# GIVEN INFORMATION
====================

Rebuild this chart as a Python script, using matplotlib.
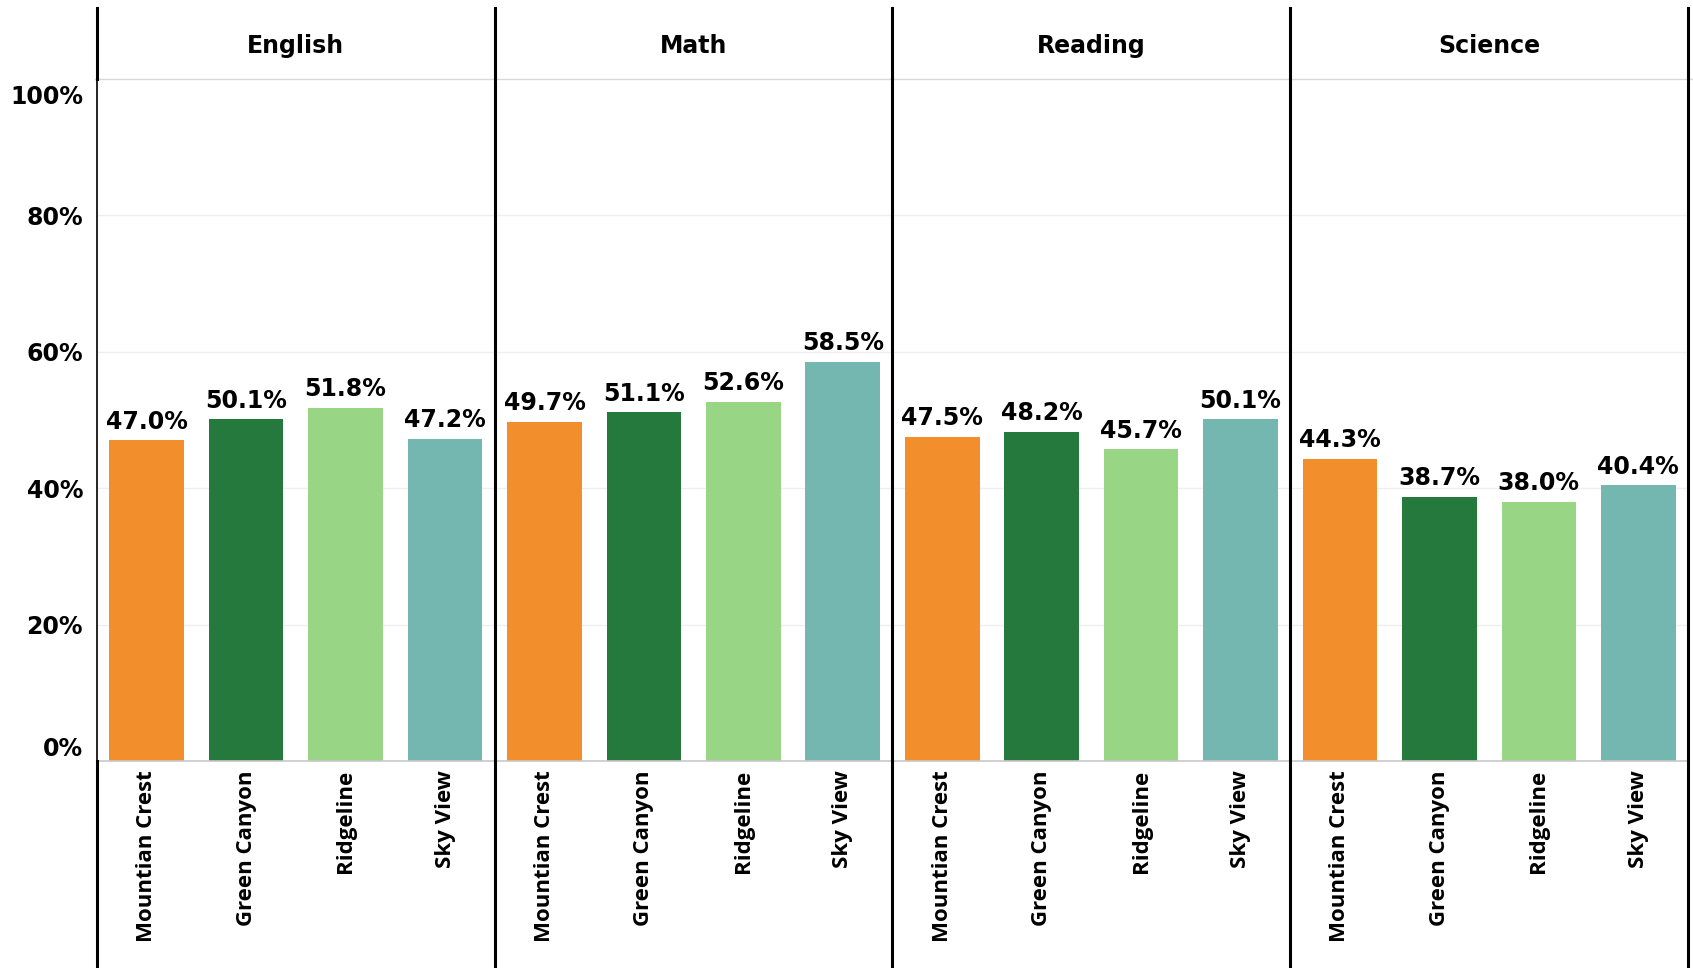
import matplotlib
matplotlib.use('Agg')
import matplotlib.pyplot as plt
from matplotlib.lines import Line2D
import matplotlib.transforms as mtransforms

subjects = ['English', 'Math', 'Reading', 'Science']
schools = ['Mountian Crest', 'Green Canyon', 'Ridgeline', 'Sky View']
english = [47.0, 50.1, 51.8, 47.2]
math_scores = [49.7, 51.1, 52.6, 58.5]
reading = [47.5, 48.2, 45.7, 50.1]
science = [44.3, 38.7, 38.0, 40.4]
values = [english, math_scores, reading, science]
colors = ['#F28E2B', '#26793C', '#98D686', '#74B7B1']
yticks = [0, 20, 40, 60, 80, 100]
ytick_labels = ['0%', '20%', '40%', '60%', '80%', '100%']

W, H = 1693, 968
fig = plt.figure(figsize=(W / 100, H / 100), dpi=100)
left_px, right_px = 97, 1688
top_px, bottom_px = 79, 761
panel_w = (right_px - left_px) / 4

val_font = dict(family='DejaVu Sans', fontweight='bold', fontsize=17)

for i, (subj, vals) in enumerate(zip(subjects, values)):
    x0 = left_px + i * panel_w
    ax = fig.add_axes([x0 / W, (H - bottom_px) / H, panel_w / W, (bottom_px - top_px) / H])
    ax.bar(range(len(schools)), vals, width=0.75, color=colors, zorder=2)
    ax.set_xlim(-0.5, 3.5)
    ax.set_ylim(0, 100)
    for s in ax.spines.values():
        s.set_visible(False)
    for y in [20, 40, 60, 80]:
        ax.axhline(y, color='#efefef', lw=1, zorder=0)
    ax.axhline(0, color='#c8c8c8', lw=1.2, zorder=3, clip_on=False)
    ax.set_xticks(range(len(schools)))
    ax.set_xticklabels(schools, rotation=90, family='Open Sans', fontweight='bold',
                       fontsize=16, va='top', ha='center')
    ax.tick_params(axis='x', length=0, pad=6.5)
    if i == 0:
        ax.set_yticks(yticks)
        ax.set_yticklabels(ytick_labels, family='DejaVu Sans', fontweight='bold', fontsize=17)
        ax.tick_params(axis='y', length=0, pad=10)
        labs = ax.get_yticklabels()
        labs[0].set_transform(labs[0].get_transform() +
                              mtransforms.ScaledTranslation(0, 15 / 100, fig.dpi_scale_trans))
        labs[-1].set_transform(labs[-1].get_transform() +
                               mtransforms.ScaledTranslation(0, -16 / 100, fig.dpi_scale_trans))
    else:
        ax.set_yticks([])
    for j, v in enumerate(vals):
        ax.annotate(f'{v:.1f}%', (j, v), xytext=(0, 8.5), textcoords='offset points',
                    ha='center', va='baseline', **val_font)
    fig.text((x0 + panel_w / 2) / W, 1 - 53 / H, subj, ha='center', va='baseline',
             family='DejaVu Sans', fontweight='bold', fontsize=17)

# header separator / 100% line
fig.add_artist(Line2D([95 / W, 1.0], [1 - top_px / H, 1 - top_px / H],
                      transform=fig.transFigure, color='#d8d8d8', lw=1))

# panel dividers
for i in range(1, 5):
    x = (left_px + i * panel_w) / W
    fig.add_artist(Line2D([x, x], [0, 1 - 8 / H], transform=fig.transFigure,
                          color='black', lw=2.2))
# left axis line
xl = left_px / W
fig.add_artist(Line2D([xl, xl], [1 - top_px / H, 1 - 8 / H], transform=fig.transFigure, color='black', lw=2.2))
fig.add_artist(Line2D([xl, xl], [0, 1 - bottom_px / H], transform=fig.transFigure, color='black', lw=2.2))
fig.add_artist(Line2D([xl, xl], [1 - bottom_px / H, 1 - top_px / H], transform=fig.transFigure, color='black', lw=1.2))

fig.savefig('out.png', dpi=100)
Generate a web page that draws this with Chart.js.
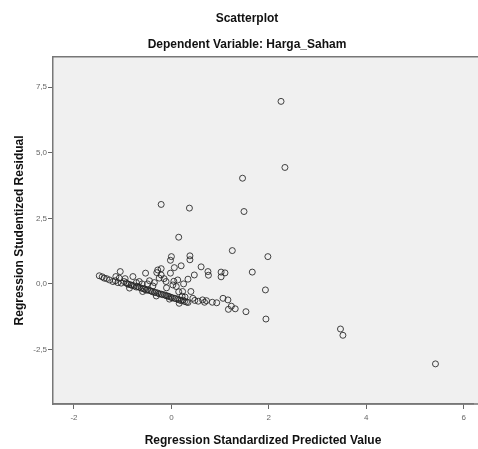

====================

# WHAT NEEDS TO BE DONE
Using the listing above, show each line holding the string "matplotlib".

# OUTPUT OF THE EXERCISE
Rebuild this chart as a Python script, using matplotlib.
import matplotlib
matplotlib.use('Agg')
import matplotlib.pyplot as plt
from matplotlib.lines import Line2D
import matplotlib.transforms as mtransforms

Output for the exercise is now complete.